Shanghai, China -- By doling out huge subsidies to state-owned oil refineries, the Chinese government has long kept prices of gasoline and diesel fuel artificially low.
What's more, for fear of stoking inflation, the government has maintained fuel prices unchanged since the beginning of November 2007. Annual inflation in China reached 8.5 percent in April.
Artificially low fuel prices have created exuberant demand for big, expensive cars. Now, with petroleum prices rising, it's time for government policies to change. The government should encourage small cars with lower taxes.
According to a recent report released by China International Capital Corp., a leading domestic investment bank, fuel prices such as gasoline and diesel in China now are about 50 percent lower than international averages.

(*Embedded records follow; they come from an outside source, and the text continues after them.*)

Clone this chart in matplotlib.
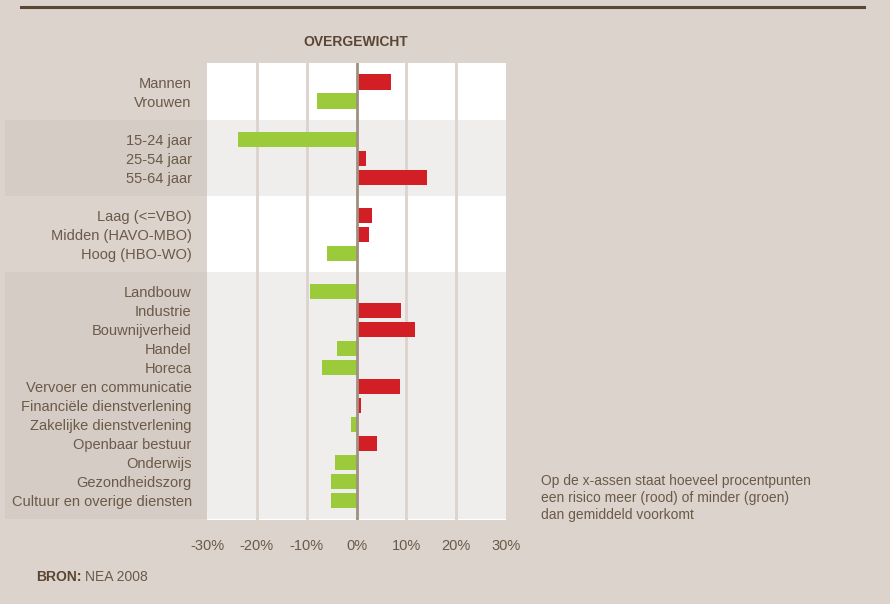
import matplotlib.pyplot as plt
from matplotlib.patches import Rectangle
from matplotlib.transforms import blended_transform_factory

# groups of categories, values in percentage points vs. average
groups = [
    ["Mannen", "Vrouwen"],
    ["15-24 jaar", "25-54 jaar", "55-64 jaar"],
    ["Laag (<=VBO)", "Midden (HAVO-MBO)", "Hoog (HBO-WO)"],
    ["Landbouw", "Industrie", "Bouwnijverheid", "Handel", "Horeca",
     "Vervoer en communicatie", "Financiële dienstverlening",
     "Zakelijke dienstverlening", "Openbaar bestuur", "Onderwijs",
     "Gezondheidszorg", "Cultuur en overige diensten"],
]
group_values = [
    [7.0, -8.0],
    [-23.8, 2.0, 14.2],
    [3.2, 2.6, -6.0],
    [-9.4, 9.0, 11.8, -4.0, -7.0, 8.8, 1.0, -1.2, 4.2, -4.4, -5.2, -5.2],
]
x_ticks = [-30, -20, -10, 0, 10, 20, 30]
title = "OVERGEWICHT"
note = ("Op de x-assen staat hoeveel procentpunten\n"
        "een risico meer (rood) of minder (groen)\n"
        "dan gemiddeld voorkomt")

BG = "#dbd3cc"
BAND_DARK = "#d5ccc5"
BAND_LIGHT = "#f0eeec"
BROWN = "#5a4632"
TEXT = "#6b5a48"
RED = "#d11f25"
GREEN = "#9bcb3b"

plt.rcParams["font.family"] = ["Liberation Sans", "DejaVu Sans"]

fig = plt.figure(figsize=(8.9, 6.04), dpi=100, facecolor=BG)
ax = fig.add_axes([207 / 890, 1 - 520 / 604, 299 / 890, 457 / 604])
ax.set_facecolor("white")

# lay out rows with one blank row between groups
labels, values, ypos, spans = [], [], [], []
row = 0
for names, vals in zip(groups, group_values):
    start = row
    for n, v in zip(names, vals):
        labels.append(n)
        values.append(v)
        ypos.append(row)
        row += 1
    spans.append((start - 1, row))
    row += 1

ax.set_xlim(-30, 30)
ax.set_ylim(spans[-1][1] + 0.05, -1)

blend = blended_transform_factory(fig.transFigure, ax.transData)
for i, (a, b) in enumerate(spans):
    if i % 2 == 1:
        ax.axhspan(a, b, color=BAND_LIGHT, zorder=0, lw=0)
        fig.patches.append(Rectangle((5 / 890, a), (207 - 5) / 890, b - a,
                                     transform=blend, color=BAND_DARK, lw=0, zorder=-1))

for x in x_ticks:
    if x not in (-30, 0, 30):
        ax.axvline(x, color=BG, lw=2, zorder=1)

colors = [RED if v > 0 else GREEN for v in values]
ax.barh(ypos, values, height=0.79, color=colors, zorder=2)
ax.axvline(0, color="#a09080", lw=2, zorder=3)

ax.set_yticks(ypos)
ax.set_yticklabels(labels, fontsize=10.5, color=TEXT)
ax.set_xticks(x_ticks)
ax.set_xticklabels([f"{x}%" for x in x_ticks], fontsize=10.5, color=TEXT)
ax.tick_params(axis="y", length=0, pad=11)
ax.tick_params(axis="x", length=0, pad=14)
for s in ax.spines.values():
    s.set_visible(False)

fig.text(356 / 890, 1 - 42 / 604, title, ha="center", va="center",
         fontsize=10, fontweight="bold", color=BROWN)
fig.text(541 / 890, 1 - 498 / 604, note, ha="left", va="center",
         fontsize=10, color=TEXT, linespacing=1.25)
fig.text(36 / 890, 1 - 577 / 604, "BRON:", ha="left", va="center",
         fontsize=10, fontweight="bold", color=BROWN)
fig.text(85 / 890, 1 - 577 / 604, "NEA 2008", ha="left", va="center",
         fontsize=10, color=TEXT)

fig.add_artist(plt.Line2D([21 / 890, 864 / 890], [1 - 7 / 604, 1 - 7 / 604],
                          transform=fig.transFigure, color=BROWN, lw=2.2))

fig.savefig("out.png", dpi=100, facecolor=BG)
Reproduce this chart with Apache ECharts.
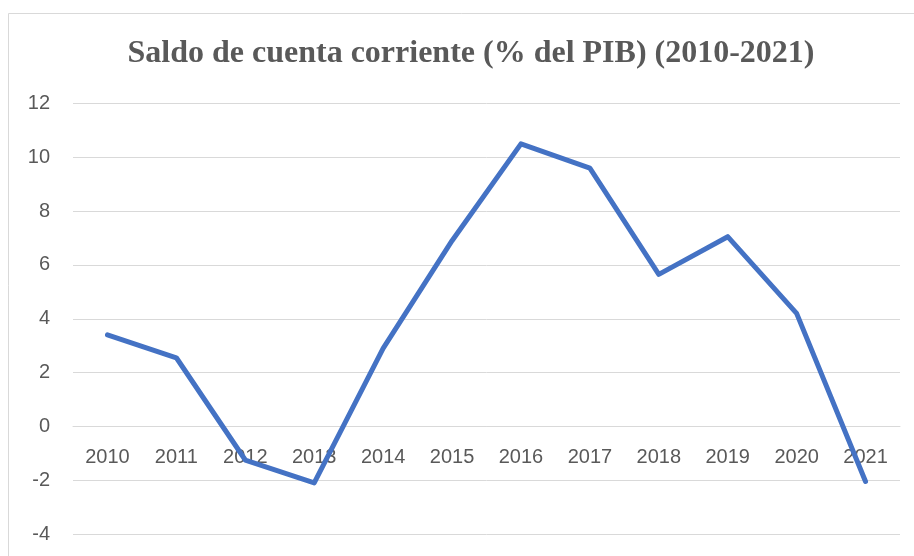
<!DOCTYPE html>
<html><head><meta charset="utf-8">
<script src="https://cdn.jsdelivr.net/npm/echarts@6/dist/echarts.min.js"></script>
<style>html,body{margin:0;padding:0;background:#fff}#c{width:914px;height:556px}</style>
</head><body><div id="c"></div>
<script>
const categories = ['2010','2011','2012','2013','2014','2015','2016','2017','2018','2019','2020','2021'];
const saldo = [3.4, 2.55, -1.25, -2.1, 2.9, 6.9, 10.5, 9.6, 5.65, 7.05, 4.2, -2.05];
const yTicks = {min: -4, max: 12, interval: 2};
const gridTop = 103.5, gridBottom = 22, H = 556;
const zeroOffset = (H - gridTop - gridBottom) * (0 - yTicks.min) / (yTicks.max - yTicks.min);
const chart = echarts.init(document.getElementById('c'));
chart.setOption({
  animation: false,
  backgroundColor: '#fff',
  graphic: [{type:'rect', shape:{x:8.5, y:13.5, width:920, height:560}, style:{fill:'none', stroke:'#d9d9d9', lineWidth:1}, silent:true}],
  title: {text: 'Saldo de cuenta corriente (% del PIB) (2010-2021)', left: 466, textAlign: 'center', top: 33,
    textStyle: {fontFamily: '"Liberation Serif", "Times New Roman", serif', fontWeight: 'bold', fontSize: 32, color: '#595959'}},
  grid: {left: 73, right: 14, top: gridTop, bottom: gridBottom, containLabel: false},
  xAxis: {type: 'category', data: categories, boundaryGap: true, offset: -zeroOffset,
    axisLine: {show: true, onZero: false, lineStyle: {color: '#d9d9d9', width: 1}},
    axisTick: {show: false},
    axisLabel: {color: '#595959', fontSize: 20, fontFamily: '"Liberation Sans", Arial, sans-serif', margin: 21}},
  yAxis: {type: 'value', min: yTicks.min, max: yTicks.max, interval: yTicks.interval,
    axisLine: {show: false}, axisTick: {show: false},
    splitLine: {lineStyle: {color: '#d9d9d9', width: 1}},
    axisLabel: {color: '#595959', fontSize: 20, fontFamily: '"Liberation Sans", Arial, sans-serif', margin: 23}},
  series: [{type: 'line', data: saldo, symbol: 'none', z: 5, lineStyle: {color: '#4472C4', width: 5, cap: 'round', join: 'round'}}]
});
</script></body></html>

One liter of the most widely used grade of gasoline costs 5.3 yuan (76 cents), the equivalent of $2.89 per U.S. gallon.
The existing oil price control policy has distorted auto market demand. In the first four months of this year, SUV sales surged 40 percent year-on-year to 140,000 units, according to Automotive Resources of Asia (ARA), an affiliate of J.D. Power & Associates. The longer the government distorts the market, the more difficult adjustments will be later.
To be sure, the best way to correct market distortions created by cheap oil prices is for the government to relax price controls.
Actually, that appears what the government will do. The government is widely expected to grant a fuel price rise later this year.
But if the government chooses to keep subsidizing fuel prices, another policy will help. The government can encourage small cars.
The government can provide tax incentives and make parking cheaper for small car buyers. Such measures have proved to be effective in Europe and Japan.
The existing tax system offers virtually no incentives for consumers to buy small cars. Regardless of the size of the vehicles they buy, auto buyers pay a flat 10 percent vehicle acquisition tax.
"From a tax point of view, it doesn't make much difference to consumers whether he buys a [Chery] QQ or a Bentley," says John Zeng, a senior market analyst with Global Insight in Shanghai.
Some domestic automakers say they are ready to produce more small cars if the government can support them with proper policies.
At the Automotive News China Conference in April, Wang Fengying, president of Great Wall Motor Co, urged the government to encourage small-displacement cars.
Wang said she believes there is great potential in the market for small cars in China because of rising fuel prices.
But for the market to truly take off in China, she said the government needs to offer tax incentives to consumers to buy small cars.
It is time for the government to heed such calls.